To be done
Look through the data and write out every line with the word "matplotlib" in it.

Data extract
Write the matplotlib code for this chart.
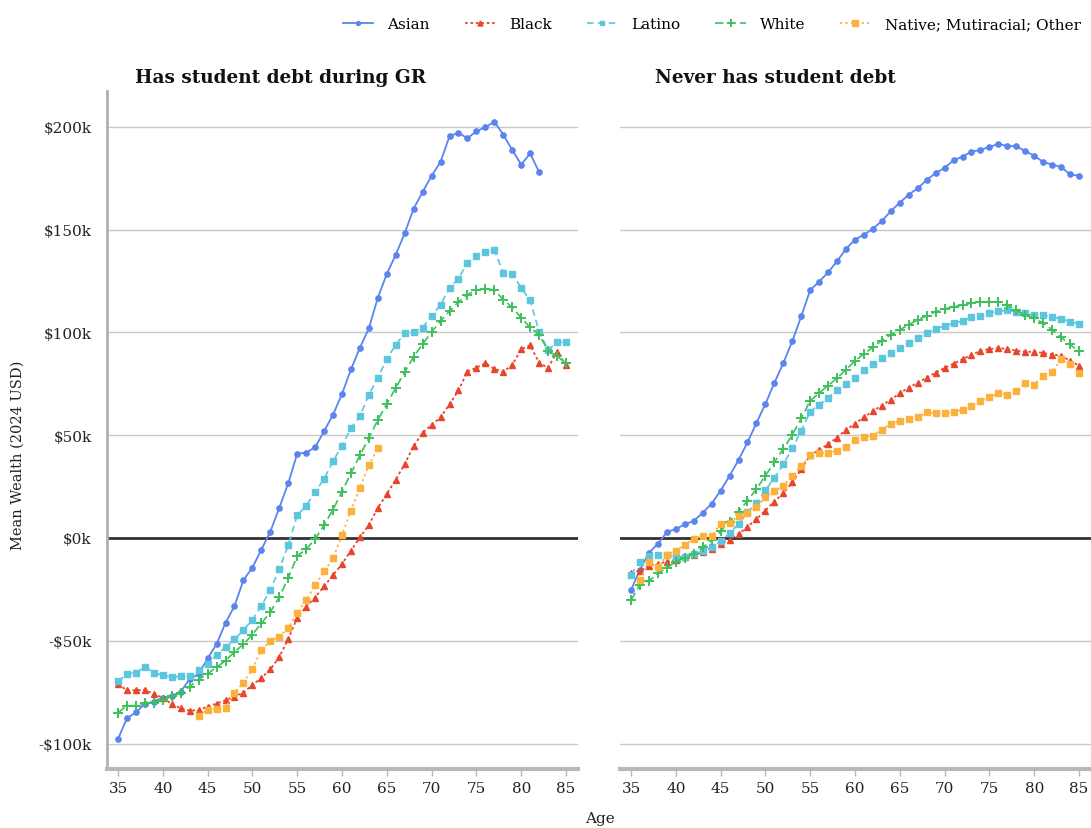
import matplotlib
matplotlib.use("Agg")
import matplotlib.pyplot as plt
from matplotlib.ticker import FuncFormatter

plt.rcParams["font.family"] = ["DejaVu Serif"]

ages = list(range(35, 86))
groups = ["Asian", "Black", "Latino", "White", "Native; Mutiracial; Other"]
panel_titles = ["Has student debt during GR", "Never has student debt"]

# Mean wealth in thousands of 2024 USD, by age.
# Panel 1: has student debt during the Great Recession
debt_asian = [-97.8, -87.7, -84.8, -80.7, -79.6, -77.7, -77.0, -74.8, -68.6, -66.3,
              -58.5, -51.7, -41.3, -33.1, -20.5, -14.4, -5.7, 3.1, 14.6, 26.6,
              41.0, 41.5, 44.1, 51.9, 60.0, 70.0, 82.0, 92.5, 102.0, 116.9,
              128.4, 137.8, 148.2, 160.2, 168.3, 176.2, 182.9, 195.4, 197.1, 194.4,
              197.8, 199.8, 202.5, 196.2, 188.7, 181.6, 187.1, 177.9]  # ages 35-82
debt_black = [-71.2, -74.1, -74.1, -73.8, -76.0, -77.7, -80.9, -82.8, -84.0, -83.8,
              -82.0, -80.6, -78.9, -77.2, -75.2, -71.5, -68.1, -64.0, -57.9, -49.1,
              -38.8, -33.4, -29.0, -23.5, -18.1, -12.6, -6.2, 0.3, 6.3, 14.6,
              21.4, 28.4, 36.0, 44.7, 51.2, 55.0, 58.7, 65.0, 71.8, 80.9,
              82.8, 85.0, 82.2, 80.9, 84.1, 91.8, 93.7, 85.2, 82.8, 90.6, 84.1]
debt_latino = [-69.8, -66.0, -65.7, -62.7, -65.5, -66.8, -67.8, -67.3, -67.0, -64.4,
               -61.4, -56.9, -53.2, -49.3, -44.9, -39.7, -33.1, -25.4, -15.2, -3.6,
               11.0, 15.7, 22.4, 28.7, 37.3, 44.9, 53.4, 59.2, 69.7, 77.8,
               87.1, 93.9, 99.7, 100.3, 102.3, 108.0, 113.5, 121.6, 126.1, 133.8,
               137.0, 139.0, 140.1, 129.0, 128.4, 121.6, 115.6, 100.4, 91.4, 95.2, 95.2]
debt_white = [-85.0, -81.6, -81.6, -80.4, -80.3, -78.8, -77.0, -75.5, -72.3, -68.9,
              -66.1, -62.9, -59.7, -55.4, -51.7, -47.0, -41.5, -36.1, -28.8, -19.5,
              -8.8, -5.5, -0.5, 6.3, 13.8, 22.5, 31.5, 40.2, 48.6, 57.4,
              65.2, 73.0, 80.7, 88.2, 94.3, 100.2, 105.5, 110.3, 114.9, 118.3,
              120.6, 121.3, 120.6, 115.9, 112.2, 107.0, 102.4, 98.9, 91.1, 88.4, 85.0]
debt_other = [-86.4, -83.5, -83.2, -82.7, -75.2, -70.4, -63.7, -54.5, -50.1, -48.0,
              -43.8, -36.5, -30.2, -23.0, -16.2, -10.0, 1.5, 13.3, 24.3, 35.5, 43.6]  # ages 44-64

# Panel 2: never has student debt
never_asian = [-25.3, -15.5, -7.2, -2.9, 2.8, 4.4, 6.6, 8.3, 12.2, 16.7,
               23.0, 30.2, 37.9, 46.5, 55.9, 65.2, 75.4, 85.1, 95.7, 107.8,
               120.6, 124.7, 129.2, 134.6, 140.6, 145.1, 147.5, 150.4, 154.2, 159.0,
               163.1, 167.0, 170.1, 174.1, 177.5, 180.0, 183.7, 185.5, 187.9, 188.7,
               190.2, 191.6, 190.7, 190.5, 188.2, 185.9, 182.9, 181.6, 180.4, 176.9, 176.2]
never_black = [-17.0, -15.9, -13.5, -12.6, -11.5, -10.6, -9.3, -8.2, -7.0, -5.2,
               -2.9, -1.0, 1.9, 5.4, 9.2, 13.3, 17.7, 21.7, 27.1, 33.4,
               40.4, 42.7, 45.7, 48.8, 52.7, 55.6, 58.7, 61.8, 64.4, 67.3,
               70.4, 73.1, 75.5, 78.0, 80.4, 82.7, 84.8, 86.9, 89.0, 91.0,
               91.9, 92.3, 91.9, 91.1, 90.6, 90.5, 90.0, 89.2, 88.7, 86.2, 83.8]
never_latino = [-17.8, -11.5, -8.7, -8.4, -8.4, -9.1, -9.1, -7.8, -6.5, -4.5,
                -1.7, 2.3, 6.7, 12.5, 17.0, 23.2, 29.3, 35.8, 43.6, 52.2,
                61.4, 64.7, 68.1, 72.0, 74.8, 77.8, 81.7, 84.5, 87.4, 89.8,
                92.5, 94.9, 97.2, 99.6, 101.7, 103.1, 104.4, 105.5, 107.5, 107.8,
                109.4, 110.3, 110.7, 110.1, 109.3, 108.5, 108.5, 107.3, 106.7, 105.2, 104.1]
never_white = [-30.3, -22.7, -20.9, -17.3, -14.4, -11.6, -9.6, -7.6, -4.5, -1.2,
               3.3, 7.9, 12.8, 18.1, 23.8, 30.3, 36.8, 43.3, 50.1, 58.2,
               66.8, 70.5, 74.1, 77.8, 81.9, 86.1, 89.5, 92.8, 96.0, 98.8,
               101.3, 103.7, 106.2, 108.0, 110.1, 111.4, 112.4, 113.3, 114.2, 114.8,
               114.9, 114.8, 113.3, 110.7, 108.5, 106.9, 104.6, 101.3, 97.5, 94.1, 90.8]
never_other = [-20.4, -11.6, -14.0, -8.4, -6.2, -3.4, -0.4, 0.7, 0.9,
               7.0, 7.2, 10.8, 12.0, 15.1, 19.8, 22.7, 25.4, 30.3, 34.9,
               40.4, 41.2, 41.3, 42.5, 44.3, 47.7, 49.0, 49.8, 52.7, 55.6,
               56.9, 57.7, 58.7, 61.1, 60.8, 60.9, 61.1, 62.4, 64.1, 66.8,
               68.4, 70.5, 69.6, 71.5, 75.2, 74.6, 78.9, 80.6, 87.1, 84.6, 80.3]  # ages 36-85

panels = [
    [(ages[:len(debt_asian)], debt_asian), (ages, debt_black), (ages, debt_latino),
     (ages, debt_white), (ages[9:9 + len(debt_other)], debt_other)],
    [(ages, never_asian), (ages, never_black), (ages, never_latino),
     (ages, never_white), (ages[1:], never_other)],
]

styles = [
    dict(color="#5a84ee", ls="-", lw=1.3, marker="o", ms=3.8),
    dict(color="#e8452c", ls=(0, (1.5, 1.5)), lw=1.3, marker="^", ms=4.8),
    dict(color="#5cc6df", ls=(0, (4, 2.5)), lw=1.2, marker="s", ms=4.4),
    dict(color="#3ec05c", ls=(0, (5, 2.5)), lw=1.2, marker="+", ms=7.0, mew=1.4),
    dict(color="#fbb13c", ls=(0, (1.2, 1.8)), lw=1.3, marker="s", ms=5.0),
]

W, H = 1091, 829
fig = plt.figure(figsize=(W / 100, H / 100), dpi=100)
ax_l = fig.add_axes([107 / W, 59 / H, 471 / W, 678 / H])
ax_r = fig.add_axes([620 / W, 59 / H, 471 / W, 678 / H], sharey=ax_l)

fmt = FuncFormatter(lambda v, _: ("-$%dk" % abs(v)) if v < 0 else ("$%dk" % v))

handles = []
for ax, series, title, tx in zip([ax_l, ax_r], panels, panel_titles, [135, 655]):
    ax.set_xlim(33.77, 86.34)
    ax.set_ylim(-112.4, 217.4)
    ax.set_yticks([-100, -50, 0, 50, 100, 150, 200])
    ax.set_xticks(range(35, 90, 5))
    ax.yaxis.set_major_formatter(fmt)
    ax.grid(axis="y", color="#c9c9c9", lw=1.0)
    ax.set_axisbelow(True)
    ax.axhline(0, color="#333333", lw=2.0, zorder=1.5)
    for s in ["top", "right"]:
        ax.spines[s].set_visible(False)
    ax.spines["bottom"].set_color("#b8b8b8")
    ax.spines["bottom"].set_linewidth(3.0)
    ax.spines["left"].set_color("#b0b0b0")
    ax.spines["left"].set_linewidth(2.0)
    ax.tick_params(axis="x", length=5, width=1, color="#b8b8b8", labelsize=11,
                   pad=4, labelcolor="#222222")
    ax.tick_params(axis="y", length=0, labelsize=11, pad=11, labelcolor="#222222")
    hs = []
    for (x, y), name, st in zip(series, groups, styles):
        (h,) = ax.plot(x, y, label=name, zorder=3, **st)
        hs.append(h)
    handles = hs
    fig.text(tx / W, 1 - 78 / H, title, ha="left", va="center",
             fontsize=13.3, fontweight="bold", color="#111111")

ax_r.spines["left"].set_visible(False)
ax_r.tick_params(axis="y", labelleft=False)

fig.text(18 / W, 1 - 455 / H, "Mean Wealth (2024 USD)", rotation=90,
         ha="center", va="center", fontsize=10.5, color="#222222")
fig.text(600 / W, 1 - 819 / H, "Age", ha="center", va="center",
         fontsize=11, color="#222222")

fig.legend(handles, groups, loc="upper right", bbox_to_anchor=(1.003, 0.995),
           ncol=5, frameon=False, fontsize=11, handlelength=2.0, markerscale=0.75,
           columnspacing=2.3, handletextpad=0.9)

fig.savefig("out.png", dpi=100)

Expected answer
Write the matplotlib code for this chart.
import matplotlib
matplotlib.use("Agg")
import matplotlib.pyplot as plt
from matplotlib.ticker import FuncFormatter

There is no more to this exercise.